Small ball is all the rage for 2 October underdogs

Dave Reardon

The last time the San Francisco Giants went to the World Series, in 2002, they had a superstar who would draw intentional walks without first base open and who often won games with one swing of the bat.

Those things happened as the Giants edged the Phillies 3-2 last night to win the National League championship series and punch their ticket to the Fall Classic. But that’s about all this team has in common with the Barry Bonds Giants of eight years ago.

This time, it was Buster Posey who got the free pass and Juan Uribe who hit the decisive homer.

Posey’s a rookie, and there’s a good chance you don’t know much about Uribe unless you’re a Giants fan or a fantasy baseball owner.

But everyone’s heard of Bonds, for better or worse.

The 2010 Giants are often described as a likable team that plays for each other. We didn’t hear that in 2002. In that year’s Series, Bonds hit four homers, but the Giants lost to the Angels in seven. The Giants of the Bonds era were the closest thing in baseball you can get to a one-man team. And one-man teams don’t win the World Series.

Both managers in the 2010 Series that starts Wednesday — San Francisco’s Bruce Bochy and Texas’ Ron Washington — know that. Both got the most out of rosters bereft of position-player superstars (the notable exception being Rangers center fielder Josh Hamilton). Their stellar pitching and no-name position players beat the Phillies and Yankees, dynastic teams filled with all-stars used to postseason pressure.

The hard thing now is deciding which underdog to pull for if you don’t already have a rooting interest. The Giants have never brought a World Series championship to the Bay Area, their last being in 1954 while still in New York. The Rangers had never gotten this far; they were a joke as the Washington Senators and rarely came close to the American League pennant after moving to Arlington, Texas, following the 1971 season.

LACK OF name recognition may make these teams less than attractive to casual fans, and TV ratings will likely be low. But those who enjoy baseball the way it’s supposed to be played — the way it was played before performance enhancers — could be in for a special treat.

These teams win by advancing runners.
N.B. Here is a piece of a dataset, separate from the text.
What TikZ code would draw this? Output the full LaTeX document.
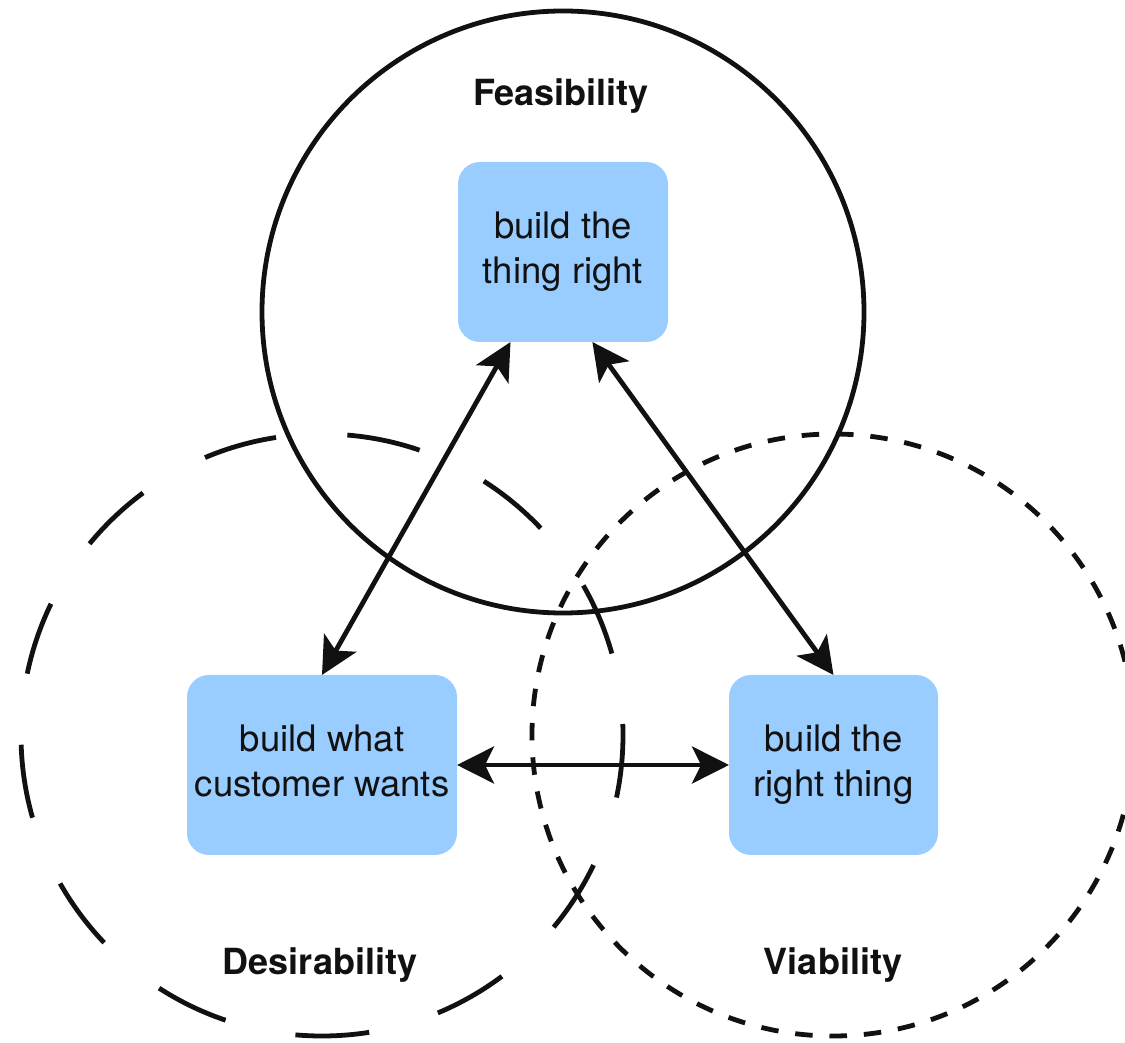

Stealing a base. Taking an extra one. Bunting, pitching inside. Quality outs, holding the runner, hitting the cut, blocking the plate.

And, of course, with great pitching and, once in a while, timely power hitting.

Real baseball.

Some guys with calculators will still tell you trading outs for bases is no way to win baseball games, that you’re better off waiting around for a three-run homer. OK, maybe that’s still true in the regular season, even though homers are down in the post-steroids era.
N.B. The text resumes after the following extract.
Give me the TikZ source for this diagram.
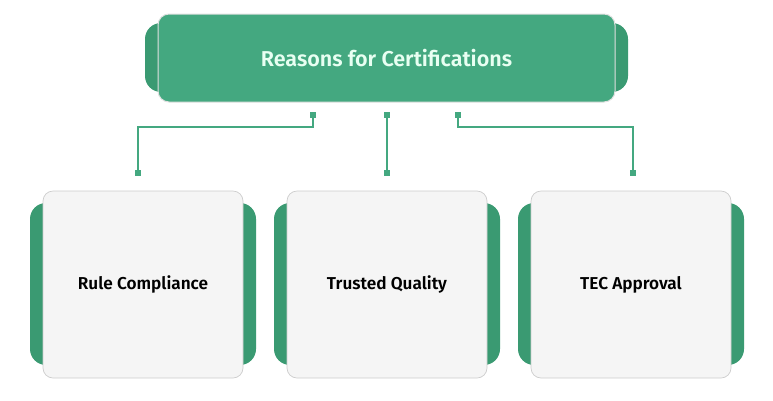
\documentclass[tikz,border=0pt]{standalone}
\usepackage{fontspec}
\setmainfont{Fira Sans}[BoldFont={Fira Sans SemiBold}]
\usetikzlibrary{positioning}

\definecolor{certgreen}{RGB}{68,168,128}
\definecolor{tabgreen}{RGB}{58,154,114}
\definecolor{mintwhite}{RGB}{232,255,242}
\definecolor{cardfill}{RGB}{245,245,245}
\definecolor{cardline}{RGB}{205,205,205}

\tikzset{
  titlebox/.style={draw=black!12, line width=1pt, fill=certgreen, rounded corners=11pt,
    minimum width=457pt, minimum height=88pt, text=mintwhite,
    font=\fontsize{21.5}{25}\selectfont\bfseries},
  cardbox/.style={draw=cardline, line width=0.7pt, fill=cardfill, rounded corners=10pt,
    minimum width=200pt, minimum height=187pt, text=black,
    font=\fontsize{17.2}{21}\selectfont\bfseries},
  tab/.style={fill=tabgreen, rounded corners=16pt},
  dot/.style={fill=certgreen, inner sep=0pt, minimum size=6.5pt},
  link/.style={draw=certgreen, line width=1.5pt}
}

\begin{document}
\begin{tikzpicture}[x=1pt, y=-1pt]
  \useasboundingbox (0,0) rectangle (773,400);

  % title card with its green tabs
  \fill[tab] (145,23) rectangle (628,92);
  \node[titlebox] (title) at (386.5,58) {Reasons for Certifications};

  % three cards
  \foreach \cx/\nm/\txt in {143/rule/Rule Compliance, 387/trust/Trusted Quality, 631/tec/TEC Approval}{
    \fill[tab] (\cx-113,203) rectangle (\cx+113,365);
    \node[cardbox] (\nm) at (\cx,284.5) {\txt};
  }

  % connector ends
  \node[dot] (t1) at (313,115) {};
  \node[dot] (t2) at (387,115) {};
  \node[dot] (t3) at (458,115) {};
  \node[dot] (b1) at (138,173) {};
  \node[dot] (b2) at (387,173) {};
  \node[dot] (b3) at (633,173) {};
  \coordinate (k1) at (138,127);
  \coordinate (k3) at (633,127);

  \draw[link] (t1.center) |- (k1) -- (b1.center);
  \draw[link] (t2.center) -- (b2.center);
  \draw[link] (t3.center) |- (k3) -- (b3.center);
\end{tikzpicture}
\end{document}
But in the postseason, with the best pitchers from the best pitching staffs on the mound? You often need to scratch out those runs, 90 feet at a time.

Even the power hitters realize this. You don’t expect "Vladimir Guerrero" and "situational hitting" in the same sentence, but there he was, grounding out to second to plate a big run in the Rangers’ clincher over the Yankees on Friday.

Texas hitting coach Clint Hurdle has "Eight ways to have a positive team at-bat" posted in the Rangers’ clubhouse.

PERFORMANCE ENHANCERS dumbed down baseball. Not that you have to be a genius to appreciate the multi-faceted game where the importance of crafty pitching, moving runners and defense has reemerged. But the unjuiced version is much more interesting.

Rarity increases value, and that includes home runs — like the lone four-bagger in yesterday’s Giants win, Uribe’s eighth-inning, opposite-field solo shot that brought them the pennant.

You may need to learn some of the names. But the nuances of their game could make this an enjoyable World Series.